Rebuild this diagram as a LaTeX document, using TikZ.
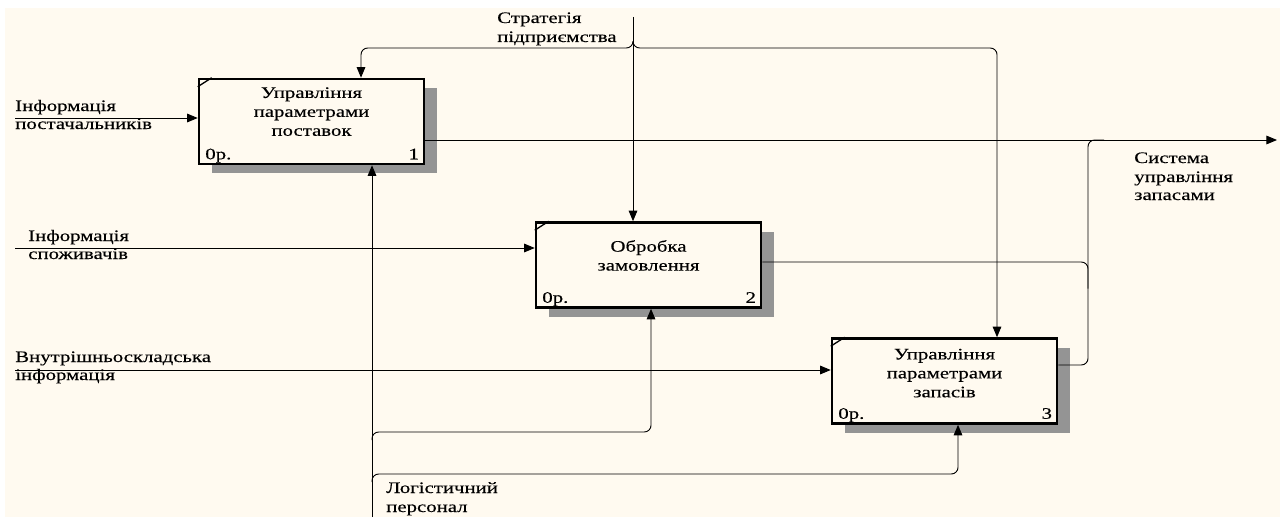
\documentclass[tikz,border=0pt]{standalone}
\usepackage{fontspec}
\setmainfont{Liberation Serif}[FakeStretch=1.3,FakeBold=0.3]
\usetikzlibrary{arrows.meta,shadows}
\definecolor{bg}{RGB}{255,250,240}
\begin{document}
\begin{tikzpicture}[x=0.75pt,y=-0.75pt,
  font=\fontsize{12}{14.2}\selectfont,
  box/.style={draw, line width=1.9pt, fill=bg, minimum width=168.75pt, minimum height=63.75pt, inner sep=0,
    general shadow={shadow xshift=9.75pt, shadow yshift=-6.75pt, fill=black!42}},
  flow/.style={line width=0.7pt, -{Triangle[length=8pt,width=6.5pt]}},
  link/.style={line width=0.7pt},
  lbl/.style={anchor=base west, inner sep=0},
  title/.style={anchor=north, align=center, inner sep=0},
  corner/.style={anchor=base west, inner sep=0},
  num/.style={anchor=base east, inner sep=0}]
\useasboundingbox (0,0) rectangle (1280,517);
\fill[white] (0,0) rectangle (1280,517);
\fill[bg] (5,8) rectangle (1280,517);

% boxes
\node[box] (b1) at (311.5,121.5) {};
\node[box] (b2) at (648.5,265) {};
\node[box] (b3) at (944.5,381) {};
\foreach \b in {b1,b2,b3}{
  \draw[line width=1pt] ([yshift=-6.75pt]\b.north west) -- ([xshift=10.5pt]\b.north west);
}
\node[title] (t1) at ([yshift=-7pt]b1.north) {Управління\\параметрами\\поставок};
\node[title] (t2) at ([yshift=-14pt]b2.north) {Обробка\\замовлення};
\node[title] (t3) at ([yshift=-8.5pt]b3.north) {Управління\\параметрами\\запасів};
\node[corner] (p1) at ([shift={(5.5pt,4.5pt)}]b1.south west) {0р.};
\node[num] (n1) at ([shift={(-4.5pt,4.5pt)}]b1.south east) {1};
\node[corner] (p2) at ([shift={(5.5pt,4.5pt)}]b2.south west) {0р.};
\node[num] (n2) at ([shift={(-4.5pt,4.5pt)}]b2.south east) {2};
\node[corner] (p3) at ([shift={(5.5pt,4.5pt)}]b3.south west) {0р.};
\node[num] (n3) at ([shift={(-4.5pt,4.5pt)}]b3.south east) {3};

% inputs
\coordinate (i1) at (15,118);
\coordinate (i2) at (15,248);
\coordinate (i3) at (15,370);
\draw[flow] (i1) -- (i1 -| b1.west);
\draw[flow] (i2) -- (i2 -| b2.west);
\draw[flow] (i3) -- (i3 -| b3.west);
\node[lbl] (l1a) at (15,111) {Інформація};
\node[lbl] (l1b) at (15,129) {постачальників};
\node[lbl] (l2a) at (28,241) {Інформація};
\node[lbl] (l2b) at (28,259) {споживачів};
\node[lbl] (l3a) at (15,362) {Внутрішньоскладська};
\node[lbl] (l3b) at (15,380) {інформація};

% control
\coordinate (c0) at (633,17);
\coordinate (cL) at (361,0);
\coordinate (cR) at (997,0);
\coordinate (cj) at (633,48);
\draw[flow] (c0) -- (c0 |- b2.north);
\draw[flow, rounded corners=5pt] ([yshift=4pt]cj) -- (cj) -| (cL |- b1.north);
\draw[flow, rounded corners=5pt] ([yshift=4pt]cj) -- (cj) -| (cR |- b3.north);
\node[lbl] (cla) at (497,23) {Стратегія};
\node[lbl] (clb) at (497,42) {підприємства};

% outputs
\coordinate (o) at (1277,140);
\coordinate (ox) at (1088,0);
\coordinate (o2) at (0,262);
\coordinate (o3) at (0,365);
\draw[flow] (b1.east |- o) -- (o);
\draw[link, rounded corners=5pt] (b3.east |- o3) -| (ox |- o) -- ([xshift=12pt]ox |- o);
\draw[link, rounded corners=5pt] (b2.east |- o2) -| ([yshift=-20pt]ox |- o2);
\node[lbl] (ola) at (1134,163) {Система};
\node[lbl] (olb) at (1134,182) {управління};
\node[lbl] (olc) at (1134,200) {запасами};

% mechanism
\coordinate (m0) at (372,517);
\coordinate (m2) at (651,432);
\coordinate (m3) at (958,474);
\draw[flow] (m0) -- (m0 |- b1.south);
\draw[flow, rounded corners=5pt] ([yshift=-6pt]m0 |- m2) -- (m0 |- m2) -| (m2 |- b2.south);
\draw[flow, rounded corners=5pt] ([yshift=-6pt]m0 |- m3) -- (m0 |- m3) -| (m3 |- b3.south);
\node[lbl] (mla) at (386,493) {Логістичний};
\node[lbl] (mlb) at (386,512) {персонал};
\end{tikzpicture}
\end{document}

Directive:
Restate the data above word for word. Skip every picture.

Solution for this exercise:
Rebuild this diagram as a LaTeX document, using TikZ.
\documentclass[tikz,border=0pt]{standalone}
\usepackage{fontspec}
\setmainfont{Liberation Serif}[FakeStretch=1.3,FakeBold=0.3]
\usetikzlibrary{arrows.meta,shadows}
\definecolor{bg}{RGB}{255,250,240}
\begin{document}
\begin{tikzpicture}[x=0.75pt,y=-0.75pt,
  font=\fontsize{12}{14.2}\selectfont,
  box/.style={draw, line width=1.9pt, fill=bg, minimum width=168.75pt, minimum height=63.75pt, inner sep=0,
    general shadow={shadow xshift=9.75pt, shadow yshift=-6.75pt, fill=black!42}},
  flow/.style={line width=0.7pt, -{Triangle[length=8pt,width=6.5pt]}},
  link/.style={line width=0.7pt},
  lbl/.style={anchor=base west, inner sep=0},
  title/.style={anchor=north, align=center, inner sep=0},
  corner/.style={anchor=base west, inner sep=0},
  num/.style={anchor=base east, inner sep=0}]
\useasboundingbox (0,0) rectangle (1280,517);
\fill[white] (0,0) rectangle (1280,517);
\fill[bg] (5,8) rectangle (1280,517);

% boxes
\node[box] (b1) at (311.5,121.5) {};
\node[box] (b2) at (648.5,265) {};
\node[box] (b3) at (944.5,381) {};
\foreach \b in {b1,b2,b3}{
  \draw[line width=1pt] ([yshift=-6.75pt]\b.north west) -- ([xshift=10.5pt]\b.north west);
}
\node[title] (t1) at ([yshift=-7pt]b1.north) {Управління\\параметрами\\поставок};
\node[title] (t2) at ([yshift=-14pt]b2.north) {Обробка\\замовлення};
\node[title] (t3) at ([yshift=-8.5pt]b3.north) {Управління\\параметрами\\запасів};
\node[corner] (p1) at ([shift={(5.5pt,4.5pt)}]b1.south west) {0р.};
\node[num] (n1) at ([shift={(-4.5pt,4.5pt)}]b1.south east) {1};
\node[corner] (p2) at ([shift={(5.5pt,4.5pt)}]b2.south west) {0р.};
\node[num] (n2) at ([shift={(-4.5pt,4.5pt)}]b2.south east) {2};
\node[corner] (p3) at ([shift={(5.5pt,4.5pt)}]b3.south west) {0р.};
\node[num] (n3) at ([shift={(-4.5pt,4.5pt)}]b3.south east) {3};

% inputs
\coordinate (i1) at (15,118);
\coordinate (i2) at (15,248);
\coordinate (i3) at (15,370);
\draw[flow] (i1) -- (i1 -| b1.west);
\draw[flow] (i2) -- (i2 -| b2.west);
\draw[flow] (i3) -- (i3 -| b3.west);
\node[lbl] (l1a) at (15,111) {Інформація};
\node[lbl] (l1b) at (15,129) {постачальників};
\node[lbl] (l2a) at (28,241) {Інформація};
\node[lbl] (l2b) at (28,259) {споживачів};
\node[lbl] (l3a) at (15,362) {Внутрішньоскладська};
\node[lbl] (l3b) at (15,380) {інформація};

% control
\coordinate (c0) at (633,17);
\coordinate (cL) at (361,0);
\coordinate (cR) at (997,0);
\coordinate (cj) at (633,48);
\draw[flow] (c0) -- (c0 |- b2.north);
\draw[flow, rounded corners=5pt] ([yshift=4pt]cj) -- (cj) -| (cL |- b1.north);
\draw[flow, rounded corners=5pt] ([yshift=4pt]cj) -- (cj) -| (cR |- b3.north);
\node[lbl] (cla) at (497,23) {Стратегія};
\node[lbl] (clb) at (497,42) {підприємства};

% outputs
\coordinate (o) at (1277,140);
\coordinate (ox) at (1088,0);
\coordinate (o2) at (0,262);
\coordinate (o3) at (0,365);
\draw[flow] (b1.east |- o) -- (o);
\draw[link, rounded corners=5pt] (b3.east |- o3) -| (ox |- o) -- ([xshift=12pt]ox |- o);
\draw[link, rounded corners=5pt] (b2.east |- o2) -| ([yshift=-20pt]ox |- o2);
\node[lbl] (ola) at (1134,163) {Система};
\node[lbl] (olb) at (1134,182) {управління};
\node[lbl] (olc) at (1134,200) {запасами};

% mechanism
\coordinate (m0) at (372,517);
\coordinate (m2) at (651,432);
\coordinate (m3) at (958,474);
\draw[flow] (m0) -- (m0 |- b1.south);
\draw[flow, rounded corners=5pt] ([yshift=-6pt]m0 |- m2) -- (m0 |- m2) -| (m2 |- b2.south);
\draw[flow, rounded corners=5pt] ([yshift=-6pt]m0 |- m3) -- (m0 |- m3) -| (m3 |- b3.south);
\node[lbl] (mla) at (386,493) {Логістичний};
\node[lbl] (mlb) at (386,512) {персонал};
\end{tikzpicture}
\end{document}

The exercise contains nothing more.